Folks, having the DI tell you not to pass a pro-ID policy is like having your drug dealer suggest that you’ve got an addiction problem – it isn’t in their best interest to do that. But they knew that this was a losing case and they told the school board it was losing case and the school board still went forward with it. Early on in the case they were offered the opportunity to settle the case without costs; they refused that opportunity. And on top of that, at least two members then chose to commit perjury on the witness stand. Any sane and rational person would put the blame squarely on the school board for ignoring all of that advice and pressing on anyway. The folks in Dover did, which is why they voted them out of office in a clean sweep.
The bottom line remains that 11 snotty parents hated religion so much they thought it was worth taking a million dollars from the school district so their children didn’t have to be burdened with either hearing that 60 second blurb or excusing themselves from it.
This is utter nonsense. The creationists always accuse the other side of being anti-religious, but it just ain’t so. Almost all of the plaintiffs in Kitzmiller were plain old churchgoing Christians. In both McLean and Edwards, the plaintiffs included ministers and bishops from mainline Christian denominations. It doesn’t have a damn thing to do with being anti-religious, it has to do with understanding that religion has no place in a public school science classroom. Period.

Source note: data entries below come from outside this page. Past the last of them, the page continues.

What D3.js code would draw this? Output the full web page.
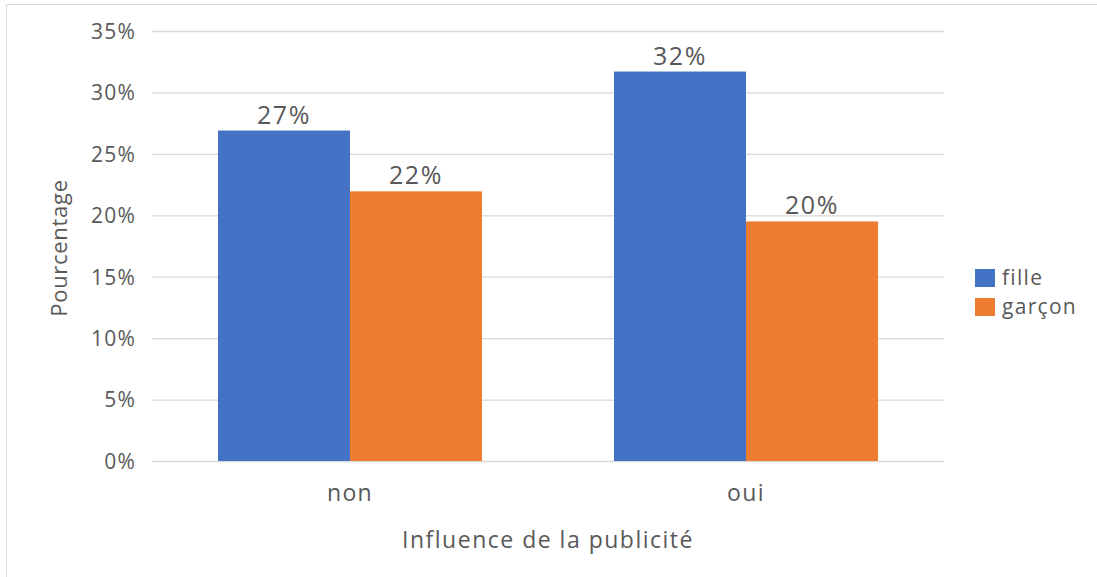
<!DOCTYPE html>
<html>
<head>
<meta charset="utf-8">
<script src="https://cdnjs.cloudflare.com/ajax/libs/d3/7.8.5/d3.min.js"></script>
<style>
  body { margin: 0; background: #fff; }
  text { font-family: "Open Sans", sans-serif; fill: #595959; }
</style>
</head>
<body>
<svg id="chart" width="1097" height="577"></svg>
<script>
"use strict";

// donnees du graphique
const categories = ["non", "oui"];
const series = ["fille", "garçon"];
const fille = [26.9, 31.7];
const garcon = [21.95, 19.5];
const yTicks = [0, 5, 10, 15, 20, 25, 30, 35];
const couleurs = ["#4472C4", "#ED7D31"];

const valeurs = [fille, garcon];
const data = [];
categories.forEach((c, i) => {
    series.forEach((s, j) => {
        data.push({ categorie: c, serie: s, valeur: valeurs[j][i] });
    });
});

const svg = d3.select("#chart");
const margin = { top: 31, bottom: 461, left: 152, right: 944 };

// cadre du graphique
svg.append("rect")
    .attr("x", 6.5).attr("y", 4.5)
    .attr("width", 1200).attr("height", 700)
    .attr("fill", "#fff")
    .attr("stroke", "#d9d9d9");

const x = d3.scaleBand().domain(categories).range([margin.left, margin.right]);
const xs = d3.scaleBand().domain(series).range([0, x.bandwidth()]).paddingOuter(0.5);
const y = d3.scaleLinear().domain([0, 35]).range([margin.bottom, margin.top]);
const color = d3.scaleOrdinal().domain(series).range(couleurs);

// grille + axe y
const yAxis = d3.axisLeft(y)
    .tickValues(yTicks)
    .tickSize(-(margin.right - margin.left))
    .tickPadding(16)
    .tickFormat(d => d + "%");

const gy = svg.append("g")
    .attr("transform", "translate(" + margin.left + ",0)")
    .call(yAxis);
gy.select(".domain").remove();
gy.selectAll("line").attr("stroke", "#d9d9d9").attr("stroke-width", 1.3);
gy.selectAll("text")
    .style("font-size", "21px")
    .style("letter-spacing", "1.2px")
    .attr("dy", "0.35em");

// barres
svg.append("g").selectAll("rect")
    .data(data)
    .enter().append("rect")
    .attr("x", d => x(d.categorie) + xs(d.serie))
    .attr("width", xs.bandwidth())
    .attr("y", d => y(d.valeur))
    .attr("height", d => y(0) - y(d.valeur))
    .attr("fill", d => color(d.serie));

// etiquettes des valeurs
svg.append("g").selectAll("text")
    .data(data)
    .enter().append("text")
    .attr("x", d => x(d.categorie) + xs(d.serie) + xs.bandwidth() / 2)
    .attr("y", d => y(d.valeur) - 7)
    .attr("text-anchor", "middle")
    .style("font-size", "25px")
    .style("letter-spacing", "1.6px")
    .text(d => Math.round(d.valeur) + "%");

// axe x
const xAxis = d3.axisBottom(x).tickSize(0).tickPadding(0);
const gx = svg.append("g")
    .attr("transform", "translate(0," + margin.bottom + ")")
    .call(xAxis);
gx.select(".domain").remove();
gx.selectAll("text")
    .attr("y", 40)
    .attr("dy", 0)
    .style("font-size", "23px")
    .style("letter-spacing", "1.4px");

// titres des axes
svg.append("text")
    .attr("x", (margin.left + margin.right) / 2)
    .attr("y", 548)
    .attr("text-anchor", "middle")
    .style("font-size", "23px")
    .style("letter-spacing", "1.5px")
    .text("Influence de la publicité");

svg.append("text")
    .attr("transform", "translate(67," + 248 + ") rotate(-90)")
    .attr("text-anchor", "middle")
    .style("font-size", "22px")
    .style("letter-spacing", "0.7px")
    .text("Pourcentage");

// legende
const leyenda = svg.selectAll(".legende")
    .data(series)
    .enter().append("g")
    .attr("class", "legende")
    .attr("transform", (d, i) => "translate(975," + (269 + i * 29) + ")");
leyenda.append("rect")
    .attr("width", 20).attr("height", 18)
    .attr("fill", d => color(d));
leyenda.append("text")
    .attr("x", 27)
    .attr("y", 16)
    .style("font-size", "21px")
    .style("letter-spacing", "1.3px")
    .text(d => d);
</script>
</body>
</html>
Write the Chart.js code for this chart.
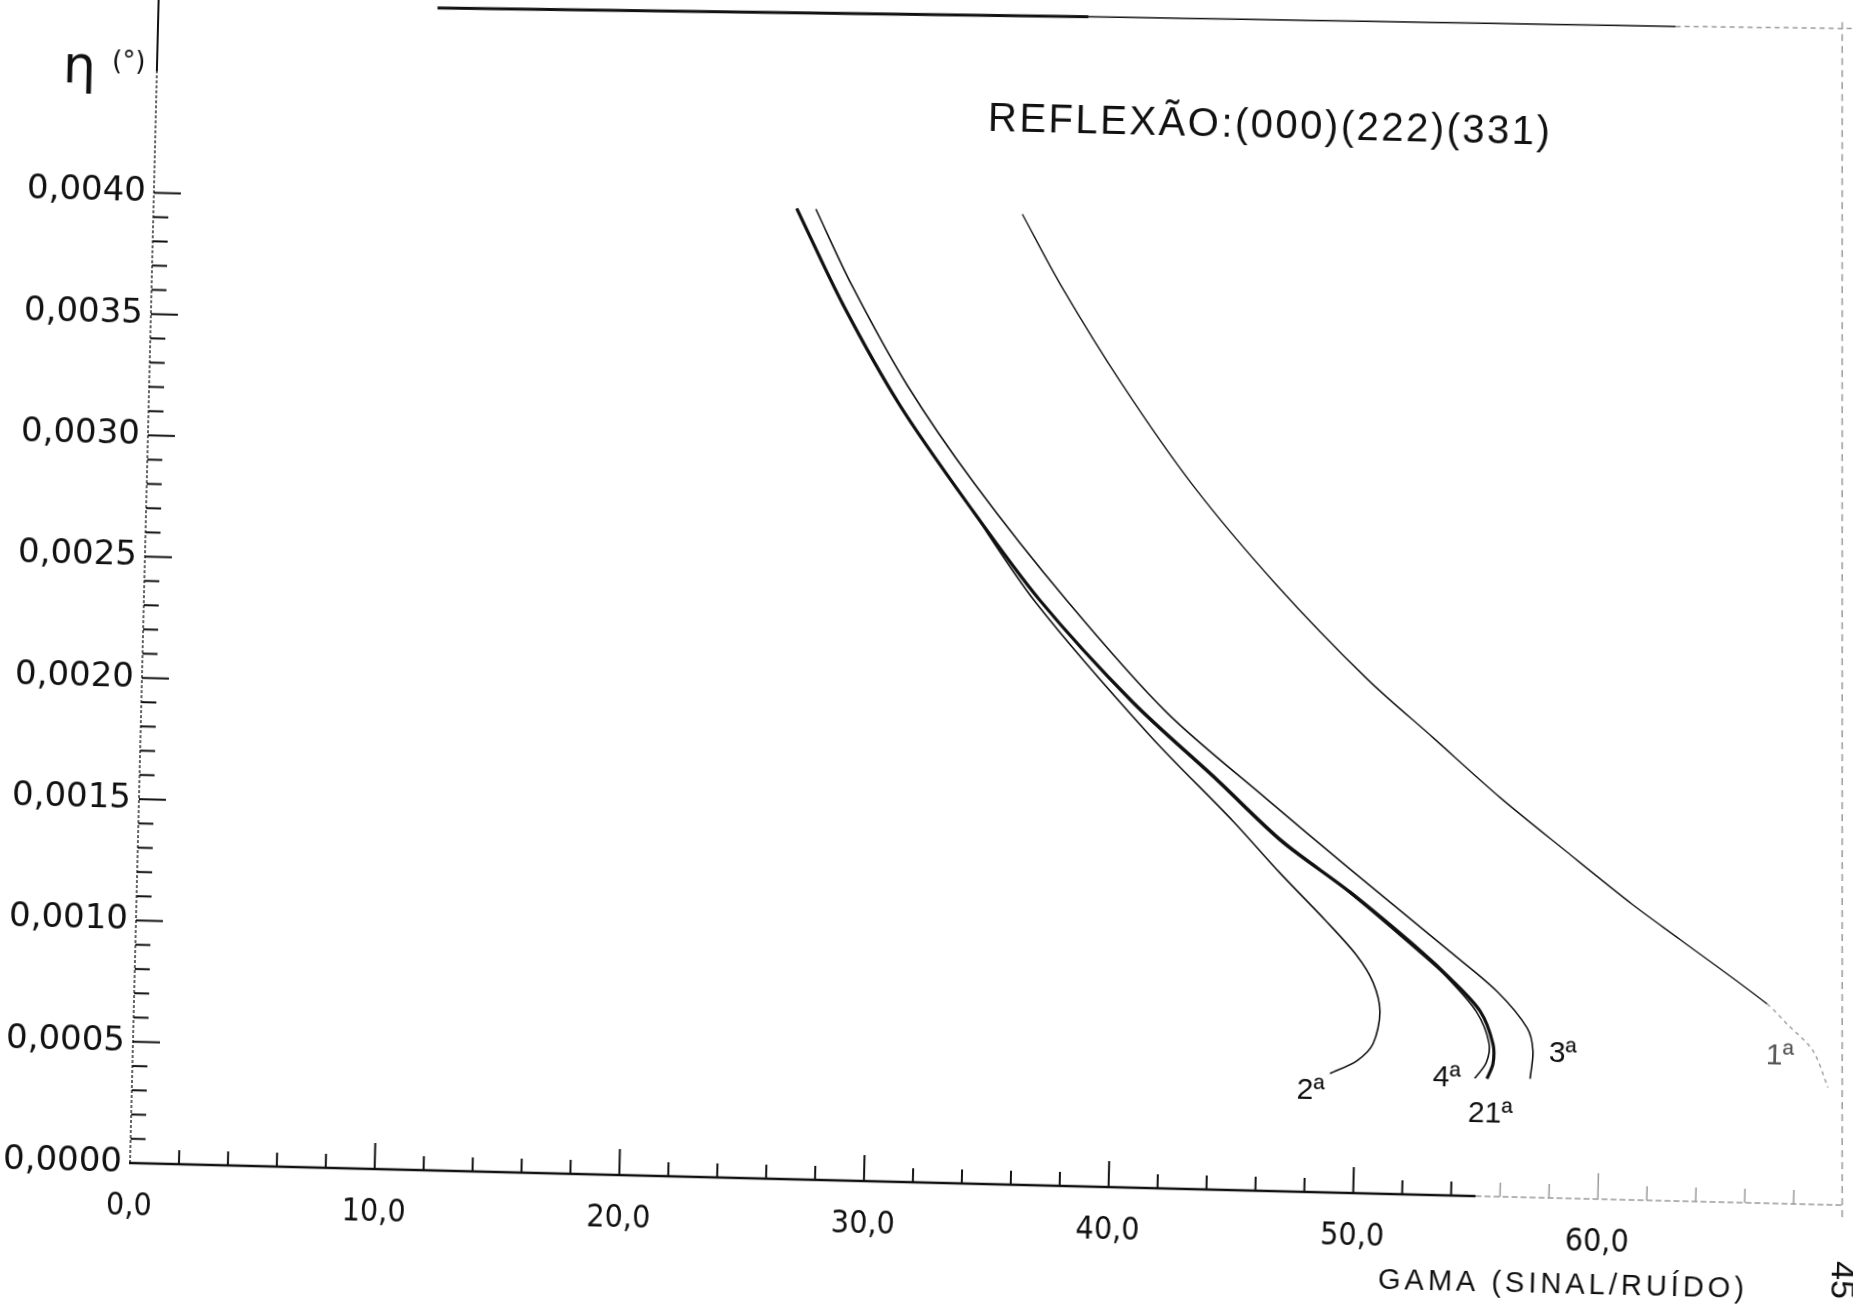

What all could that million dollars have purchased for that tiny school district? We ought to make a list of the things that a million bucks will buy that these 11 parents decided to take from the school district to defeat a trivial concession granted to anti-evolutionists.
An interesting admission that ID advocates are anti-evolution. They keep trying to tell us that they’re not anti-evolution. In fact, how many times has DaveScot himself said that comment descent – which is the theory of evolution – is true and that ID only challenges the idea that it was purposeless and unguided? These guys just cannot keep their story straight on that one. The talking points keep getting mixed up with reality.